By midafternoon Friday all the candidates who had announced campaigns for statewide office had already filing their nominating petitions in the Secretary of State’s office.

The Iowa Secretary of State’s office has a list of candidates for the June Primaries posted online. To qualify, candidates for governor and the U.S. Senate must submit petitions with the signatures of at least 35-hundred eligible Iowa voters. Republican incumbent Kim Reynolds and Democratic challenger Deidre DeJear of Des Moines have met that threshold and are the only two candidates listed for governor. In the U.S. Senate race, incumbent Chuck Grassley and Jim Carlin of Sioux City are listed for the Republican Primary ballot. The list shows three candidates for the Democratic Party’s U.S. Senate Primary in June — Abby Finkenauer of Cedar Rapids, Michael Franken of Sioux City and Glenn Hurst of Minden.

In other statewide races, Democratic Primary voters will decide whether Clinton County Auditor Eric Van Lancker or Linn County Auditor Joel Miller will face Republican Secretary of State Paul Pate in November.

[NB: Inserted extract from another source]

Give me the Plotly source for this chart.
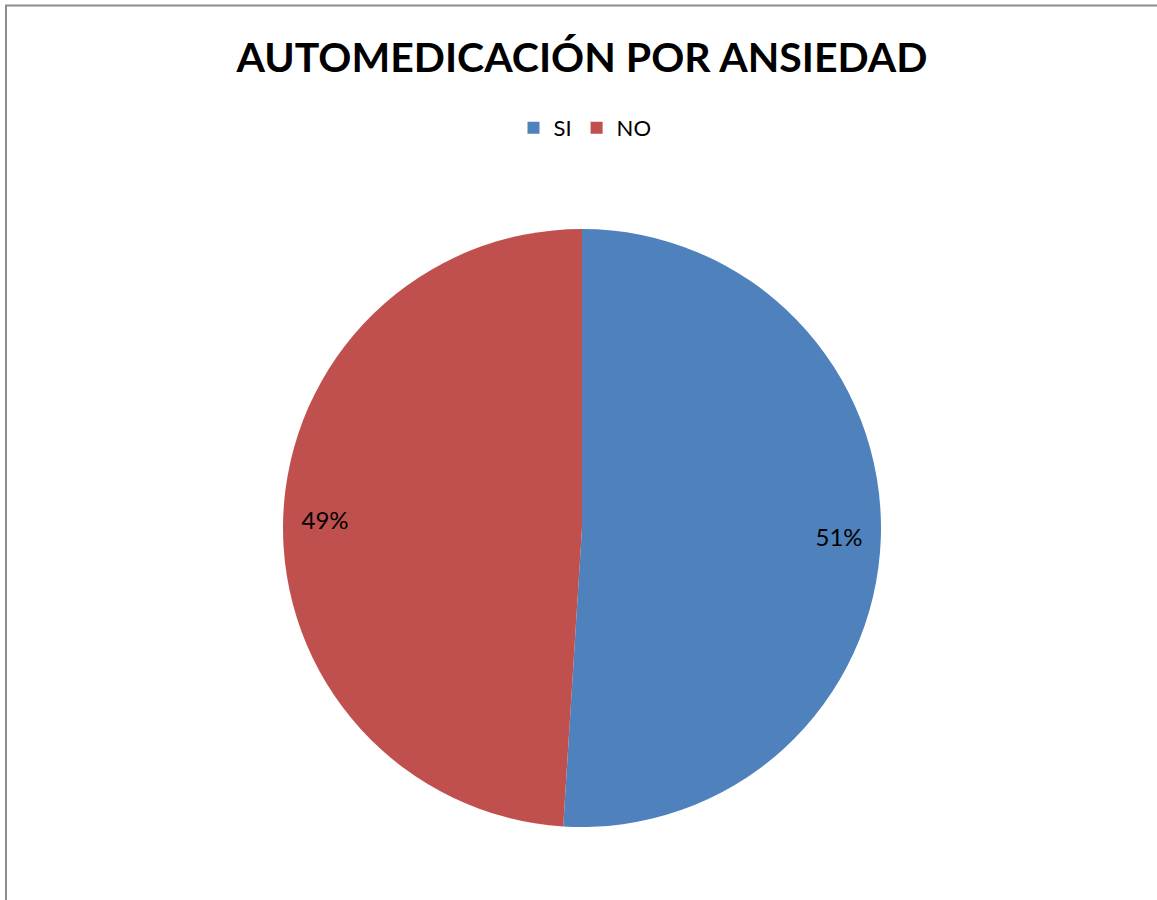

The other four statewide races for ag secretary, attorney general, state auditor and state treasurer appear set for the General Election ballot. Ag Secretary Mike Naig, a Republican, will face Democrat John Norwood of West Des Moines. Iowa Attorney General Tom Miller will face Republican Brenna Byrd of Dexter. State Auditor Rob Sand, a Democrat, will face Republican Mary Ann Hanusa of Council Bluffs. State Treasurer Michael Fitzgerald, a Democrat, will face Republican Roby Smith of Davenport. In Iowa’s 2022 congressional races, no Democrat has filed to run against Republican Congressman Randy Feenstra, who is seeking a second term in the U.S. House. Republican Congresswoman Mariannette Miller-Meeks has a G-O-P primary opponent — Kyle Kuehl of Bettendorf.

Go to www.radioiowa.com to find a link to the full list of major party candidates for statewide office and for seats in he Iowa House and Senate. A small group of candidates from other parties has filed to be on the General Election ballot, including Rick Stewart of Cedar Rapids, who is running for governor as a Libertarian.